The National Transportation Safety Board advocates for a Safe System Approach, which examines how all aspects of the transportation environment contribute to crashes.  -  Photo via  pexels.com /Dominika Kwiatkowska

The National Transportation Safety Board advocates for a Safe System Approach, which examines how all aspects of the transportation environment contribute to crashes.

Photo via pexels.com/Dominika Kwiatkowska

Jennifer Homendy, the chair of the National Transportation Safety Board, has gone on record that a frequently cited government statistic that 94% of serious crashes are due to driver error is misleading and that the Department of Transportation (DOT) should cease using it, reports The Telegraph.

In a section about the safety potential of automated vehicles, the National Highway Traffic Safety Administration’s (NHTSA) website states “94% of serious crashes are due to human error.”

However, Homendy and safety advocates say using the 94% figure is an excuse for the spike in roadway collisions and continued use of the figure, particularly by NHTSA, distracts from a comprehensive approach that is now needed, according to the report.

In a letter to Transportation Secretary Pete Buttigieg in December 2021, groups including Advocates for Highway and Auto Safety, the Consumer Federation of America and Center for Auto Safety emphasized the need for a multifaceted plan to reduce crashes, including issuing long overdue safety standards mandated by Congress and more closely overseeing the deployment of autonomous vehicles on the road.

Homendy strongly agrees and implies that a cultural shift is needed so that people don't just accept the “94% human error” doctrine.

Rather, all stakeholders must accept the complexities of crashes and share responsibility for improving roadway safety by implementing the Safe System Approach which examines how all aspects of the transportation environment contribute to crashes, notes the report.

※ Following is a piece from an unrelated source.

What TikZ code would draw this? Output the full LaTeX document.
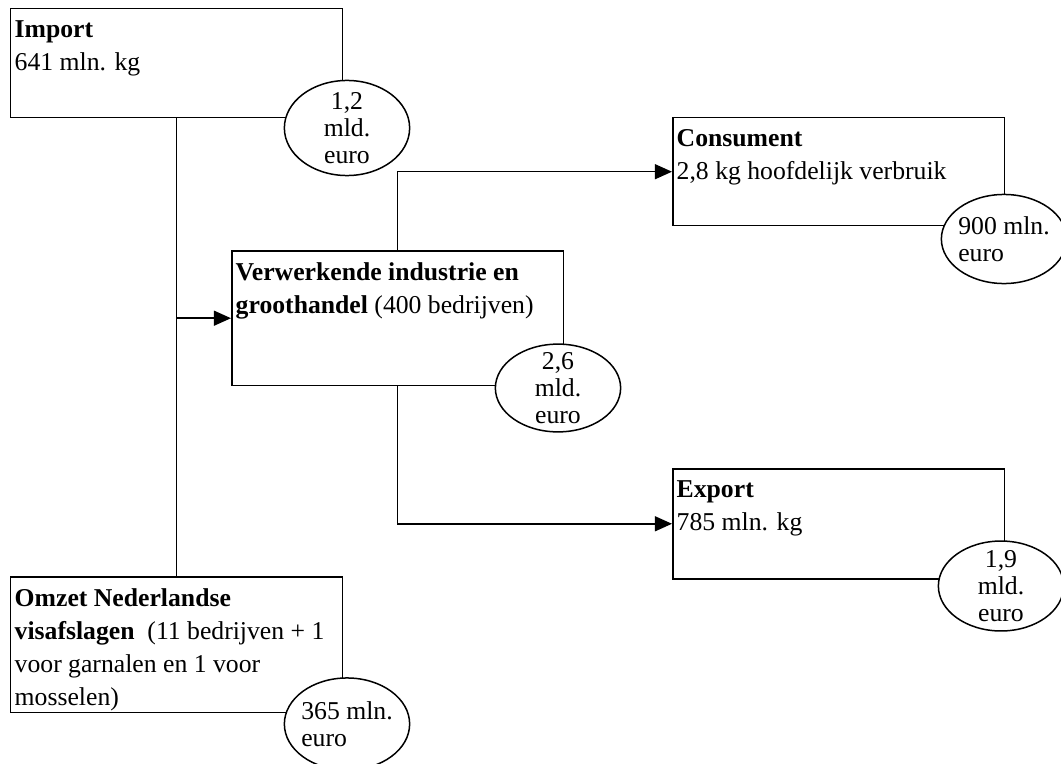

A “safe system” approach urged by NTSB is aimed at minimizing the impact of human mistakes and protecting people who walk and bike as well as drive.

The Biden administration is allotting $5 billion for its new Safe Streets and Roads for All program, which provides grants to cities, metro areas and towns to improve safety, especially for cyclists and pedestrians. It also includes new federal mandates to automakers to install anti-drunk driving technology in cars.

While Homendy is “cautiously optimistic” that DOT is taking the necessary steps to boost safety, including improving data collection to determine when and why accidents are happening, she is concerned about the government's ability to keep pace in making the best use of rapidly changing safety technology, notes the report.

U.S. traffic deaths in the first six months of 2021 hit 20,160, and 18% increase over the first half of 2020 and the highest first-half total since 2006.